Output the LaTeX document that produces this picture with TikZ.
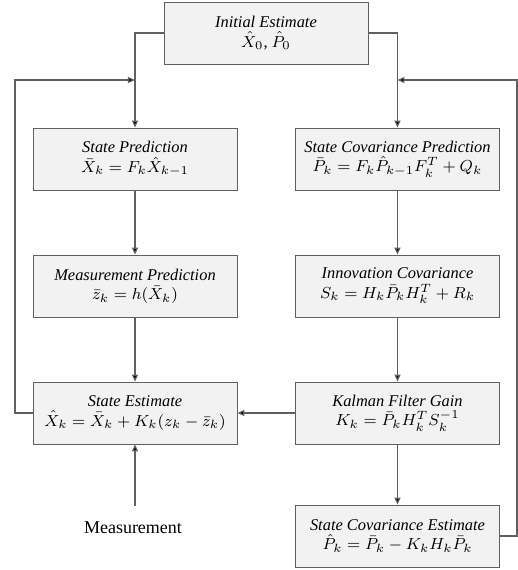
\documentclass[tikz,border=0pt]{standalone}
\usepackage{fontspec}
\setmainfont{Liberation Serif}
\usetikzlibrary{arrows.meta}
\definecolor{linegray}{RGB}{96,96,96}
\definecolor{boxfill}{RGB}{242,242,242}
\tikzset{
  stagebox/.style={draw=linegray, fill=boxfill, minimum width=102pt, minimum height=31pt,
    align=center, inner sep=2pt, font=\fontsize{8.2}{9.6}\selectfont},
  flow/.style={draw=linegray, line width=0.6pt, -{Triangle[length=3.5pt,width=3pt,fill=black]}}
}
\begin{document}
\begin{tikzpicture}[x=0.5pt, y=-0.5pt]
  \useasboundingbox (0,0) rectangle (518,570);
  % Initial estimate
  \node[stagebox] (init) at (266,33) {\textit{Initial Estimate}\\ $\hat{X}_0$, $\hat{P}_0$};
  % Left column: state
  \node[stagebox] (pred) at (135,159) {\textit{State Prediction}\\ $\bar{X}_k = F_k\hat{X}_{k-1}$};
  \node[stagebox] (mpred) at (135,286) {\textit{Measurement Prediction}\\ $\bar{z}_k = h(\bar{X}_k)$};
  \node[stagebox] (est) at (135,413) {\textit{State Estimate}\\ $\hat{X}_k = \bar{X}_k + K_k(z_k - \bar{z}_k)$};
  \node[inner sep=0pt, font=\fontsize{9}{10}\selectfont] (meas) at (133,528) {Measurement};
  % Right column: covariance
  \node[stagebox] (covpred) at (397.5,159) {\textit{State Covariance Prediction}\\ $\bar{P}_k = F_k\hat{P}_{k-1}F_k^T + Q_k$};
  \node[stagebox] (innov) at (397.5,286) {\textit{Innovation Covariance}\\ $S_k = H_k\bar{P}_kH_k^T + R_k$};
  \node[stagebox] (gain) at (397.5,413) {\textit{Kalman Filter Gain}\\ $K_k = \bar{P}_kH_k^TS_k^{-1}$};
  \node[stagebox] (covest) at (397.5,536) {\textit{State Covariance Estimate}\\ $\hat{P}_k = \bar{P}_k - K_kH_k\bar{P}_k$};
  % Loop corners
  \coordinate (lloop) at (15,80);
  \coordinate (rloop) at (517,80);
  % Connectors
  \draw[flow] (init.west) -| (pred.north);
  \draw[flow] (init.east) -| (covpred.north);
  \draw[flow] (pred) -- (mpred);
  \draw[flow] (mpred) -- (est);
  \draw[flow] (covpred) -- (innov);
  \draw[flow] (innov) -- (gain);
  \draw[flow] (gain) -- (covest);
  \draw[flow] (gain) -- (est);
  \draw[flow] ([yshift=8pt]meas.north -| est.south) -- (est.south);
  \draw[flow] (est.west) -| (lloop) -- (pred.north |- lloop);
  \draw[flow] (covest.east) -| (rloop) -- (covpred.north |- rloop);
\end{tikzpicture}
\end{document}
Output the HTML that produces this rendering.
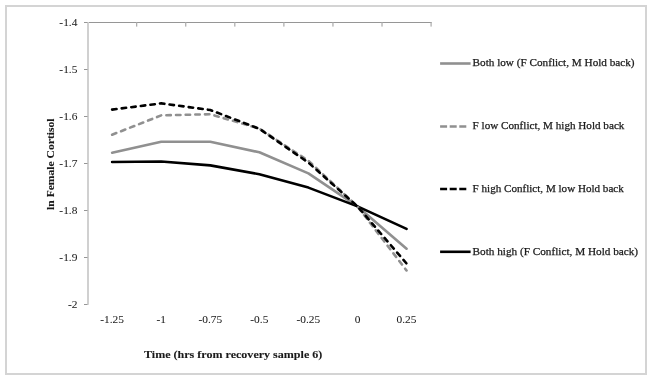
<!DOCTYPE html>
<html><head><meta charset="utf-8"><style>
html,body{margin:0;padding:0;background:#fff;}
body{width:652px;height:380px;overflow:hidden;}
svg{display:block;will-change:transform;}
text{font-family:"Liberation Serif", serif;fill:#1a1a1a;stroke:#1a1a1a;stroke-width:0.25px;}
text.b{stroke-width:0.1px;}
text.t{stroke-width:0.05px;}
</style></head><body>
<svg width="652" height="380" viewBox="0 0 652 380">
<rect x="0" y="0" width="652" height="380" fill="#fff"/>
<rect x="6" y="6" width="640" height="368" fill="none" stroke="#d4d4d4" stroke-width="2"/>

<rect x="84" y="22" width="347.6" height="1" fill="#969696"/>
<rect x="136.07" y="22" width="1.2" height="4.6" fill="#aaa"/>
<rect x="185.14" y="22" width="1.2" height="4.6" fill="#aaa"/>
<rect x="234.21" y="22" width="1.2" height="4.6" fill="#aaa"/>
<rect x="283.28" y="22" width="1.2" height="4.6" fill="#aaa"/>
<rect x="332.35" y="22" width="1.2" height="4.6" fill="#aaa"/>
<rect x="381.42" y="22" width="1.2" height="4.6" fill="#aaa"/>
<rect x="430.49" y="22" width="1.2" height="4.6" fill="#aaa"/>
<rect x="87" y="22" width="2" height="282.8" fill="#d0d0d0"/>
<rect x="84" y="22" width="3.5" height="1" fill="#969696"/>
<text x="77.4" y="26.40" font-size="11.4" text-anchor="end" class="t">-1.4</text>
<rect x="84" y="69" width="3.5" height="1" fill="#969696"/>
<text x="77.4" y="73.40" font-size="11.4" text-anchor="end" class="t">-1.5</text>
<rect x="84" y="116" width="3.5" height="1" fill="#969696"/>
<text x="77.4" y="120.40" font-size="11.4" text-anchor="end" class="t">-1.6</text>
<rect x="84" y="163" width="3.5" height="1" fill="#969696"/>
<text x="77.4" y="167.40" font-size="11.4" text-anchor="end" class="t">-1.7</text>
<rect x="84" y="210" width="3.5" height="1" fill="#969696"/>
<text x="77.4" y="214.40" font-size="11.4" text-anchor="end" class="t">-1.8</text>
<rect x="84" y="257" width="3.5" height="1" fill="#969696"/>
<text x="77.4" y="261.40" font-size="11.4" text-anchor="end" class="t">-1.9</text>
<rect x="84" y="304" width="3.5" height="1" fill="#969696"/>
<text x="77.4" y="308.40" font-size="11.4" text-anchor="end" class="t">-2</text>
<text x="112.13" y="322.9" font-size="11.4" text-anchor="middle" class="t">-1.25</text>
<text x="161.20" y="322.9" font-size="11.4" text-anchor="middle" class="t">-1</text>
<text x="210.27" y="322.9" font-size="11.4" text-anchor="middle" class="t">-0.75</text>
<text x="259.35" y="322.9" font-size="11.4" text-anchor="middle" class="t">-0.5</text>
<text x="308.41" y="322.9" font-size="11.4" text-anchor="middle" class="t">-0.25</text>
<text x="357.49" y="322.9" font-size="11.4" text-anchor="middle" class="t">0</text>
<text x="406.55" y="322.9" font-size="11.4" text-anchor="middle" class="t">0.25</text>
<text x="144" y="357.5" font-size="11.3" font-weight="bold" class="b" textLength="178.3" lengthAdjust="spacingAndGlyphs">Time (hrs from recovery sample 6)</text>
<text transform="translate(53.5,164.2) rotate(-90)" font-size="11.3" font-weight="bold" class="b" text-anchor="middle" textLength="91.5" lengthAdjust="spacingAndGlyphs">ln Female Cortisol</text>
<polyline points="112.13,152.80 161.20,141.80 210.27,141.80 259.35,152.30 308.41,173.40 357.49,206.40 406.55,248.70" fill="none" stroke="#909090" stroke-width="2.6" stroke-linejoin="round" stroke-linecap="round"/>
<polyline points="112.13,162.00 161.20,161.50 210.27,165.40 259.35,174.20 308.41,187.60 357.49,206.40 406.55,228.90" fill="none" stroke="#000" stroke-width="2.6" stroke-linejoin="round" stroke-linecap="round"/>
<polyline points="112.13,134.70 161.20,115.40 210.27,114.20 259.35,128.60 308.41,160.80 357.49,206.40 406.55,270.50" fill="none" stroke="#909090" stroke-width="2.6" stroke-dasharray="4.45 5.2" stroke-linejoin="round" stroke-linecap="round"/>
<polyline points="112.13,109.60 161.20,103.40 210.27,110.00 259.35,128.80 308.41,162.60 357.49,206.40 406.55,263.50" fill="none" stroke="#000" stroke-width="2.6" stroke-dasharray="4.45 5.2" stroke-linejoin="round" stroke-linecap="round"/>
<line x1="440.1" y1="63.5" x2="470.6" y2="63.5" stroke="#909090" stroke-width="2.6"/>
<text x="472.6" y="66.2" font-size="11" textLength="162.0" lengthAdjust="spacingAndGlyphs">Both low (F Conflict, M Hold back)</text>
<line x1="440.1" y1="126.5" x2="466.4" y2="126.5" stroke="#909090" stroke-width="2.6" stroke-dasharray="7 2.6"/>
<text x="472.6" y="128.7" font-size="11" textLength="151.8" lengthAdjust="spacingAndGlyphs">F low Conflict, M high Hold back</text>
<line x1="440.1" y1="189.0" x2="466.4" y2="189.0" stroke="#000" stroke-width="2.6" stroke-dasharray="7 2.6"/>
<text x="472.6" y="192.0" font-size="11" textLength="151.2" lengthAdjust="spacingAndGlyphs">F high Conflict, M low Hold back</text>
<line x1="440.1" y1="251.8" x2="470.6" y2="251.8" stroke="#000" stroke-width="2.6"/>
<text x="472.6" y="254.8" font-size="11" textLength="165.5" lengthAdjust="spacingAndGlyphs">Both high (F Conflict, M Hold back)</text>
</svg>
</body></html>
======
AIM OF THE EXERCISE :: Gather each line of the listing that holds the string "Output".

SOLUTION BELOW ::
Output the LaTeX document that produces this picture with TikZ.
Output the HTML that produces this rendering.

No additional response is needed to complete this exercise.